Comment gérer le cas des cadres en forfait-jours
Le cas des forfaits-jours est épineux puisqu’il implique de tenir compte des spécificités de l’organisation du travail. Pour autant, des solutions existent. A titre d’exemple, deux options peuvent être envisagées :
– La réduction du nombre de jours travaillés dans l’année moyennant, ou non, réduction de la rémunération correspondante. Cette solution est complexe et sensible en ce qu’elle implique un accord individuel des salariés concernés, sous réserve des mécanismes collectifs permettant de « forcer » un tel accord.

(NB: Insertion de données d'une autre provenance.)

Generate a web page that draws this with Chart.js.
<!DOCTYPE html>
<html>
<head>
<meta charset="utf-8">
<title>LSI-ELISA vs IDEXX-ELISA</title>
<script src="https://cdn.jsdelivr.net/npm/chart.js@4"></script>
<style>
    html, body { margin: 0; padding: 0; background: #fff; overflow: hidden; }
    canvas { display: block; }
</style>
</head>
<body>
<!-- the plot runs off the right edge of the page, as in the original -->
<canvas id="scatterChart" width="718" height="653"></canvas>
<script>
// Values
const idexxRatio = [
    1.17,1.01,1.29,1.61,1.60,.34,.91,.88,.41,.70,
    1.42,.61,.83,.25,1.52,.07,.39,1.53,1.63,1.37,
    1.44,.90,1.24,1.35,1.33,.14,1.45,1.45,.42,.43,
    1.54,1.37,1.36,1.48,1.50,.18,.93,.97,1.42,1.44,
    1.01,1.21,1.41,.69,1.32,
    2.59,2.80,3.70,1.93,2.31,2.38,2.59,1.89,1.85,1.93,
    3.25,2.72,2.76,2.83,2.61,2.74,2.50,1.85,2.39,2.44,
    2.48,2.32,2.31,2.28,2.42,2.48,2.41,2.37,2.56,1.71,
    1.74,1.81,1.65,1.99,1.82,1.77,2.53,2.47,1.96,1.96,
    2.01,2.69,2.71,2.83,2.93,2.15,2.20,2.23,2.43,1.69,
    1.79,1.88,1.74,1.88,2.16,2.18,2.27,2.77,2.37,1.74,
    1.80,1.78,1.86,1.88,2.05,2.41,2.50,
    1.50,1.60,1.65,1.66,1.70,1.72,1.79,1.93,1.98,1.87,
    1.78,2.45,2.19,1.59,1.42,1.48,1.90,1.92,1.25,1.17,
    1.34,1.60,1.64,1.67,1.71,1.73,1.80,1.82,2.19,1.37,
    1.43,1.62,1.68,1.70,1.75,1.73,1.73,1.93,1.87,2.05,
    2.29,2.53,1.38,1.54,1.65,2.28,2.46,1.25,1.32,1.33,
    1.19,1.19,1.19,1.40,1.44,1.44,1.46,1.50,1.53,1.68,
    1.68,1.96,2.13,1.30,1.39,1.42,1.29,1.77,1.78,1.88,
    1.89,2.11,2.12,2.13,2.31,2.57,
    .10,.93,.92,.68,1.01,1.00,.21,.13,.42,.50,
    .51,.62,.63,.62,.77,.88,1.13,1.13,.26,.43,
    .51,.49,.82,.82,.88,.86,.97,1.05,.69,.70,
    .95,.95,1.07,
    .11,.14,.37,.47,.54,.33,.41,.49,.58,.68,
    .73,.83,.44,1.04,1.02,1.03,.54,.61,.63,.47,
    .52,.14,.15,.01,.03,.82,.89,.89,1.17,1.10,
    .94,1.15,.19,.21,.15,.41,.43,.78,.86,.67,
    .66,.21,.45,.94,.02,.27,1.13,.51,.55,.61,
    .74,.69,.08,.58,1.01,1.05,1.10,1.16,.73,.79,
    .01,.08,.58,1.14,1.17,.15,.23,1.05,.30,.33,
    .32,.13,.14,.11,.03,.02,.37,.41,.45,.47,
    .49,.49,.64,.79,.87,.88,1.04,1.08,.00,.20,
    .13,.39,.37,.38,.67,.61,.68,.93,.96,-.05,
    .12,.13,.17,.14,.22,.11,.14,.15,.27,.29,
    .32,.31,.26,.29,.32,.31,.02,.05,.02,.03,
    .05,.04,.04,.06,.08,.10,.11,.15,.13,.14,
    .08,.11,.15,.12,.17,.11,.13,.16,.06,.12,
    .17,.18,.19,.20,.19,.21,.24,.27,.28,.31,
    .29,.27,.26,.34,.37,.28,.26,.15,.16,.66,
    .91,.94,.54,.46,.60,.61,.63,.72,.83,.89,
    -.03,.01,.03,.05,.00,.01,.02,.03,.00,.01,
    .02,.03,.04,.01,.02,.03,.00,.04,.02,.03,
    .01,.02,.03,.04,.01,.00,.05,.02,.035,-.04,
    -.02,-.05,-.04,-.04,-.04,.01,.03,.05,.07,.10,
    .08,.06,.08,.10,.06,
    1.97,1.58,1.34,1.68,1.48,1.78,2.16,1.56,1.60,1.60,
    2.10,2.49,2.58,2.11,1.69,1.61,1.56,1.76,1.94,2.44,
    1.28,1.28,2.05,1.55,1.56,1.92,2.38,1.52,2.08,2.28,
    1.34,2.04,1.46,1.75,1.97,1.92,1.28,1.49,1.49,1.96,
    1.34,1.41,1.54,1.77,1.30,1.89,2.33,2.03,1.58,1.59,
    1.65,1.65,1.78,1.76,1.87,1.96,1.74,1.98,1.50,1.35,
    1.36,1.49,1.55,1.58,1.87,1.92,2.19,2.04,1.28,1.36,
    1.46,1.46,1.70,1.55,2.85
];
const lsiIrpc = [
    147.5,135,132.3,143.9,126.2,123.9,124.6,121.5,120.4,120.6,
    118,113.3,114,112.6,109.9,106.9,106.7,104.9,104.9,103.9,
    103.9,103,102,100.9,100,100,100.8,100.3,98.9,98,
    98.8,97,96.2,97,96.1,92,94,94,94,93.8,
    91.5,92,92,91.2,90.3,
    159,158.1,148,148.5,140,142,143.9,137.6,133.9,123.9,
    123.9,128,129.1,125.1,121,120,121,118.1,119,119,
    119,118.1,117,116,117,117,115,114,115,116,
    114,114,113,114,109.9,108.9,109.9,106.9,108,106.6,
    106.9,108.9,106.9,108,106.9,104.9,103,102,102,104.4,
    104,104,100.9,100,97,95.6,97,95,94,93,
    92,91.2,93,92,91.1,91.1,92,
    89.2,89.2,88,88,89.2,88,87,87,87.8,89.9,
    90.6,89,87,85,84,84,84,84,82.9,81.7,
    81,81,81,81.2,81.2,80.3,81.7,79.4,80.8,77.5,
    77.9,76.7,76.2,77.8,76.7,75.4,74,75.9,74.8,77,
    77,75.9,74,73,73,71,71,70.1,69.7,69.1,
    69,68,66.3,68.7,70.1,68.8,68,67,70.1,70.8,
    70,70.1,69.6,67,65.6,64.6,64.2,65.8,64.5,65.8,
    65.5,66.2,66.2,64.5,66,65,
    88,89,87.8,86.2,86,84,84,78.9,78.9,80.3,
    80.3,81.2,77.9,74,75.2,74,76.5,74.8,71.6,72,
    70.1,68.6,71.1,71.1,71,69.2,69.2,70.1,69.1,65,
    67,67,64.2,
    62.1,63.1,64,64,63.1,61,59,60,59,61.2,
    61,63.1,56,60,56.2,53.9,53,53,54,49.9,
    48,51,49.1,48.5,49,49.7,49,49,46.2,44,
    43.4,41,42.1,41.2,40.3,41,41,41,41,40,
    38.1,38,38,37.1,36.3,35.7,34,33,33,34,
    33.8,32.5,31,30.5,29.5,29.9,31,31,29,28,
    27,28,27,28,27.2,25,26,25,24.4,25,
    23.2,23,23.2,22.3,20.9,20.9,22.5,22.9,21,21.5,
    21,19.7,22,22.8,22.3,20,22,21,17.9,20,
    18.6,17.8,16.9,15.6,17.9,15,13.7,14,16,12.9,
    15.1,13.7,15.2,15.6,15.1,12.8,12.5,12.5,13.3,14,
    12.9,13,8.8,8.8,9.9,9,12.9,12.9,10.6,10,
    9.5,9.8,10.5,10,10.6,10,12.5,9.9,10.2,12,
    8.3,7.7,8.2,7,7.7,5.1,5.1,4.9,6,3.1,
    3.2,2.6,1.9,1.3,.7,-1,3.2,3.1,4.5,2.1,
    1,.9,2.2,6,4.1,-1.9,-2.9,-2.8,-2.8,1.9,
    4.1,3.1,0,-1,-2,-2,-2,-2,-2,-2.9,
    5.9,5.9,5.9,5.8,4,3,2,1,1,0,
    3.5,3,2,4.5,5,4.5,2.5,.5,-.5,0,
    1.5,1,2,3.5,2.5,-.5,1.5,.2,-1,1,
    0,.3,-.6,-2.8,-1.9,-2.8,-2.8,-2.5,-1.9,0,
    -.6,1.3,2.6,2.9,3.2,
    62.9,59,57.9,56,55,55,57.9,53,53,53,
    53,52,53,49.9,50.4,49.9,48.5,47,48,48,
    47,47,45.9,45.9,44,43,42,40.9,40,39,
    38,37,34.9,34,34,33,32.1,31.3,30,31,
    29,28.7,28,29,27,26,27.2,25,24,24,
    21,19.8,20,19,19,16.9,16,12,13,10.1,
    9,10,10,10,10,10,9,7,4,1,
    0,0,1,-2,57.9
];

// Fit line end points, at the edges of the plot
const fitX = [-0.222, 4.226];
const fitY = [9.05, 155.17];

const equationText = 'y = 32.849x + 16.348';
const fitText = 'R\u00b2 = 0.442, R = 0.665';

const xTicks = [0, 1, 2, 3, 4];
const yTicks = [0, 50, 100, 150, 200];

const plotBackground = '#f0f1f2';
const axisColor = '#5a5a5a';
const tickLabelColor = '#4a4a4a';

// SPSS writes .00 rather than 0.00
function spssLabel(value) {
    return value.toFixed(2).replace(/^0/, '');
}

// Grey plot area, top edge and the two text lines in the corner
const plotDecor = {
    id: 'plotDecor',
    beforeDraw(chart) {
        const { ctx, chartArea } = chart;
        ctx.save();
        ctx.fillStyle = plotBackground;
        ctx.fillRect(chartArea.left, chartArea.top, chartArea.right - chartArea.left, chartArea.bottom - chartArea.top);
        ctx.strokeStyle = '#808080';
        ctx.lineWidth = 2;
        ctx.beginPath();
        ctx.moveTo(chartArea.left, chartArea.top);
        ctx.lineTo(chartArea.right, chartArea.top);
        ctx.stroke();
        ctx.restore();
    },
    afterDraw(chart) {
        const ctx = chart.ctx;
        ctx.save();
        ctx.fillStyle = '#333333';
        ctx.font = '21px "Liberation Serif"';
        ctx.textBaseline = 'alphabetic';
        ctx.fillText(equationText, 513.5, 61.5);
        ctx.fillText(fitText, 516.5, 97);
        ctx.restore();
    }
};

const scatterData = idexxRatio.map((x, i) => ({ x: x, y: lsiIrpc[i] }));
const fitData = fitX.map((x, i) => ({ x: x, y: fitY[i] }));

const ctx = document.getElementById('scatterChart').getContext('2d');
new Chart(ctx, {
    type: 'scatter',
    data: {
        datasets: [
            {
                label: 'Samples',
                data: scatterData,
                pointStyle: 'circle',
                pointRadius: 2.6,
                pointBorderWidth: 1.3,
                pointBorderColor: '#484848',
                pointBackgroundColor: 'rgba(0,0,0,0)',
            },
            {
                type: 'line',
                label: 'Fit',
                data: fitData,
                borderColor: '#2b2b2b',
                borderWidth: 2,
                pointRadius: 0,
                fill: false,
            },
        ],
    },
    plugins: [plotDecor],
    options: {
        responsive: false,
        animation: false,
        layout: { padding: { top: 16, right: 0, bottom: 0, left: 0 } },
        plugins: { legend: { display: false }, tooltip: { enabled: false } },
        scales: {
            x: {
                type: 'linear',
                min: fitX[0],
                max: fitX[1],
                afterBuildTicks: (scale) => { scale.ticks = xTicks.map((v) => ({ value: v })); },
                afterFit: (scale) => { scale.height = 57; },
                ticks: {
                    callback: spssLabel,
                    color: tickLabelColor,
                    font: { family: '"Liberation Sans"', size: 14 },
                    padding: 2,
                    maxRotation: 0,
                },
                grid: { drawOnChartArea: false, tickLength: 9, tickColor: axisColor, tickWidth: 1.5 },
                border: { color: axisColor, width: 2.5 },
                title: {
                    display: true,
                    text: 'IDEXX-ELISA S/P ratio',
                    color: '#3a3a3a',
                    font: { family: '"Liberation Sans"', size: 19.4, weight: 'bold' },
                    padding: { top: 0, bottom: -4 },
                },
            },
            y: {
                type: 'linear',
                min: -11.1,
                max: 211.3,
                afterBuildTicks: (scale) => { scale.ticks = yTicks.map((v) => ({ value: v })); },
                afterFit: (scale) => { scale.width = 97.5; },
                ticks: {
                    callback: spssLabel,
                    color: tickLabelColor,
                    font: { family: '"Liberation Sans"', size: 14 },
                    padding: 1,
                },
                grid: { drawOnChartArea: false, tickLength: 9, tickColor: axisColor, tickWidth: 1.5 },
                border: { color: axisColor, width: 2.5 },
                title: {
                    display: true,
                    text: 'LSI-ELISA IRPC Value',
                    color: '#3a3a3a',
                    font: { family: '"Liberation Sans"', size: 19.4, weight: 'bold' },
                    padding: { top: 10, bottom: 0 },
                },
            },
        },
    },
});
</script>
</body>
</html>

– Le maintien d’un forfait-jour « plein » avec attribution de jours de repos spécifiques hebdomadaires. Cette solution alternative vise à maintenir le nombre de jours inclus dans le forfait, en permettant aux cadres de répartir leur travail sur quatre jours. Pour ne pas préjudicier les droits des cadres concernés, le cinquième des jours inclus dans le forfait non travaillé correspondrait à des repos spéciaux assimilés à du temps de travail effectif pour l’ensemble des droits qui s’y rapportent (rémunération, congés payés, etc.). Indépendamment de ces options, une attention particulière et spécifique nous paraît devoir être apportée aux temps de repos et à la charge de travail des cadres concernés.

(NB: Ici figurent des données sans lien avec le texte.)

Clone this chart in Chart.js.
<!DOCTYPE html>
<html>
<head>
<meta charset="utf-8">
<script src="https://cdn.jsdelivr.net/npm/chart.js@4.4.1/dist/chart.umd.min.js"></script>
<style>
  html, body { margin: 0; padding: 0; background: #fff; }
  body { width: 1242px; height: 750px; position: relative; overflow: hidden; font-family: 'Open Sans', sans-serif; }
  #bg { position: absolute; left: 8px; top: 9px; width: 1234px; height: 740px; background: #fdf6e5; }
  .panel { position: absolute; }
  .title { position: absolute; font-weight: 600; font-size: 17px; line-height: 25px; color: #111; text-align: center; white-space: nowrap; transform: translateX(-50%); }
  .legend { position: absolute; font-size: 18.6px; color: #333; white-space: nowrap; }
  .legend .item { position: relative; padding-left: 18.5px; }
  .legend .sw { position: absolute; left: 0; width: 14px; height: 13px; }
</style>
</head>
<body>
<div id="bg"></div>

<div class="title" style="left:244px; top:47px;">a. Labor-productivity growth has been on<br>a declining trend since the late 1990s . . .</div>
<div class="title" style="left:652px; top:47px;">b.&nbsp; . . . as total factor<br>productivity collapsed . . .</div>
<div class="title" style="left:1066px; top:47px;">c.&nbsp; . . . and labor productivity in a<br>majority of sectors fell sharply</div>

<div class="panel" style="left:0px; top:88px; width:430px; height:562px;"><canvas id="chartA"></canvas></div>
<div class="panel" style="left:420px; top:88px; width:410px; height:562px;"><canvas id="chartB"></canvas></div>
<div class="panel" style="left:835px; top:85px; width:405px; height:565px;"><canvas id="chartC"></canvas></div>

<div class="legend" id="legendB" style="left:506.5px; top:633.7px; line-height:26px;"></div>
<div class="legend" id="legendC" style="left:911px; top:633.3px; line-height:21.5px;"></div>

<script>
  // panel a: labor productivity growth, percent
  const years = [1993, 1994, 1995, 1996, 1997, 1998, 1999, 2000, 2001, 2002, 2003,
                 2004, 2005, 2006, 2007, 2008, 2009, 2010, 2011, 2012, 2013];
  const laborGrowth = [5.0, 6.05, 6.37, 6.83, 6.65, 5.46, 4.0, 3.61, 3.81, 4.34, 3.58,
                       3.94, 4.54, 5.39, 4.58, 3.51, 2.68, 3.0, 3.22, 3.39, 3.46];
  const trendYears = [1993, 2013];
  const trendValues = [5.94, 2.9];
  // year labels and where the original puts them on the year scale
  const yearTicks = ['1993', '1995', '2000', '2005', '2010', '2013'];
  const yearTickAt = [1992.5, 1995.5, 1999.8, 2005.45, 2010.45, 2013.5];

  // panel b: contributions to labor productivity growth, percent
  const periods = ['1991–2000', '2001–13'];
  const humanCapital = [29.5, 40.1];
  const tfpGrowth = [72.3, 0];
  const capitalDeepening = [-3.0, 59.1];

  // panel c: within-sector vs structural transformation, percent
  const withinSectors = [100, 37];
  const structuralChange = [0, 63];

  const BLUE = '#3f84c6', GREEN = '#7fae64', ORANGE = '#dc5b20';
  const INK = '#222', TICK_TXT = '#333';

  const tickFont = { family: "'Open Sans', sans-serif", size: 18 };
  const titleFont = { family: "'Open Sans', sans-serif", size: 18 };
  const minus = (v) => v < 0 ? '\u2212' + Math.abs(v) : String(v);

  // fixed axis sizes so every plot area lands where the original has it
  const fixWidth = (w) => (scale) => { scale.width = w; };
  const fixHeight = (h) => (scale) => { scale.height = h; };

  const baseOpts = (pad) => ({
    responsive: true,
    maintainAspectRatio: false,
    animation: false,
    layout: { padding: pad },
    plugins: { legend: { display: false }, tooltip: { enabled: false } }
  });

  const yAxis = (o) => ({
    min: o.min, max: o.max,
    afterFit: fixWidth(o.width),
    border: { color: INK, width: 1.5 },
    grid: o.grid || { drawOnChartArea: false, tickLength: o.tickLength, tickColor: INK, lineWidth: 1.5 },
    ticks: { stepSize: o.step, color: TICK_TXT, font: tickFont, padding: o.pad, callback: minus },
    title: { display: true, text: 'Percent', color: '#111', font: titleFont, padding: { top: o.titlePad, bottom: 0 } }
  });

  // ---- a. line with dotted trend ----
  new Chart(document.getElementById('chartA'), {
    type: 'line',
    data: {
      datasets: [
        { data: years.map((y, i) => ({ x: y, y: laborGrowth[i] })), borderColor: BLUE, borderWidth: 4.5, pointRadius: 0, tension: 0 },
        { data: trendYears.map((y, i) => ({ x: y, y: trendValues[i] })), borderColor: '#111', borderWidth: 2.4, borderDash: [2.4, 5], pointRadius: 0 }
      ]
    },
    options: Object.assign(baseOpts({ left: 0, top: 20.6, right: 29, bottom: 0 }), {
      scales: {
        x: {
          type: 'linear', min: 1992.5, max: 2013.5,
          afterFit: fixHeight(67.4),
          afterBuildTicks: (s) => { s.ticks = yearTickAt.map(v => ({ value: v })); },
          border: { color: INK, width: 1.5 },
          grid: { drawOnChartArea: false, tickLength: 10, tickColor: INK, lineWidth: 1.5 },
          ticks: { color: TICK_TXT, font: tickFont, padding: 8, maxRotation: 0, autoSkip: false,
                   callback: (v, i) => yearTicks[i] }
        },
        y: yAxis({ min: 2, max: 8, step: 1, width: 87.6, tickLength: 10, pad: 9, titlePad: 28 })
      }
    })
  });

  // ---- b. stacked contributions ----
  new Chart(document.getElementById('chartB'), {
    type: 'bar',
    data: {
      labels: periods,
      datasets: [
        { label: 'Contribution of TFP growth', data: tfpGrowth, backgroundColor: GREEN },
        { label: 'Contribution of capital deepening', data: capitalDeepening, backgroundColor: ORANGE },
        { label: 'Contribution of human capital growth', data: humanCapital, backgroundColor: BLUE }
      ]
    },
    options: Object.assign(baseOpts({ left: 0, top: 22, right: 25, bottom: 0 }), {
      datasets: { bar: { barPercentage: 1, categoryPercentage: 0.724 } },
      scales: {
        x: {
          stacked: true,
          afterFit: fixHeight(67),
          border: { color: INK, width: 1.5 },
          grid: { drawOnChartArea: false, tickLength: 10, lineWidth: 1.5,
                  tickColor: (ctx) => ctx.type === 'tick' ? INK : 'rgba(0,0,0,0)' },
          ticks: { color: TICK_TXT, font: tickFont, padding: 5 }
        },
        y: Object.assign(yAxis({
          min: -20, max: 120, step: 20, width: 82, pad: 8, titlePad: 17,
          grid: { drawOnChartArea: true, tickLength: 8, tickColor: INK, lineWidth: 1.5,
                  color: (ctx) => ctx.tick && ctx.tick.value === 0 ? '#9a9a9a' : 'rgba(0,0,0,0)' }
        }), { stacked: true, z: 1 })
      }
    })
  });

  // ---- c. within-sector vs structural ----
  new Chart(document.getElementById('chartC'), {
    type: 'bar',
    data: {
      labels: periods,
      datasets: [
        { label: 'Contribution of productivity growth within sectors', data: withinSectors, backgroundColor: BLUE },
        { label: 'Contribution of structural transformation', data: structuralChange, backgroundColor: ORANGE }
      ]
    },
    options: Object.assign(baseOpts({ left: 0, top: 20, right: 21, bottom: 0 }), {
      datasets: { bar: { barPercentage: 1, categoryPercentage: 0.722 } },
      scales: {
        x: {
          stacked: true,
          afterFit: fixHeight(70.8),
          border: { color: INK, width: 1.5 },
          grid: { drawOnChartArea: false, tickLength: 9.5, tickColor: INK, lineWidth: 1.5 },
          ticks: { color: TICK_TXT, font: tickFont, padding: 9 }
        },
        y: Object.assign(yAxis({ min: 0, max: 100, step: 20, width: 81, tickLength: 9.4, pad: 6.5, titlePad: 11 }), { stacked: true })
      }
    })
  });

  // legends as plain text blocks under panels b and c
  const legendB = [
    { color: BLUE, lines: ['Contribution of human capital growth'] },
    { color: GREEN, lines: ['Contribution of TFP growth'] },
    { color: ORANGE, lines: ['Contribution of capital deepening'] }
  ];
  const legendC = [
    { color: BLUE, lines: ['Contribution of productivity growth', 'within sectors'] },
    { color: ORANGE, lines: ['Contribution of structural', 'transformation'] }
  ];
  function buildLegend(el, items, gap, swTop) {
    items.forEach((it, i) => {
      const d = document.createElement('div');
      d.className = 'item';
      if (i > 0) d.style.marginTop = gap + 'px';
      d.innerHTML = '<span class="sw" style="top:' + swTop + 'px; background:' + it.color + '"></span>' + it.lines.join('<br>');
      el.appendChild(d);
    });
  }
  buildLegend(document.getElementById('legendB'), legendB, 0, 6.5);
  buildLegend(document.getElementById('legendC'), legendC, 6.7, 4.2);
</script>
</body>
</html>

En définitive, la mise en place de la semaine de quatre jours s’avère être un processus complexe, qui demande un temps assez long de préparation et de maturation sur tous les plans, et si possible en accord avec les partenaires sociaux. S’il veut réussir, l’employeur doit trouver des moyens de dialogue social approfondi et des adaptations à de nombreuses situations diverses.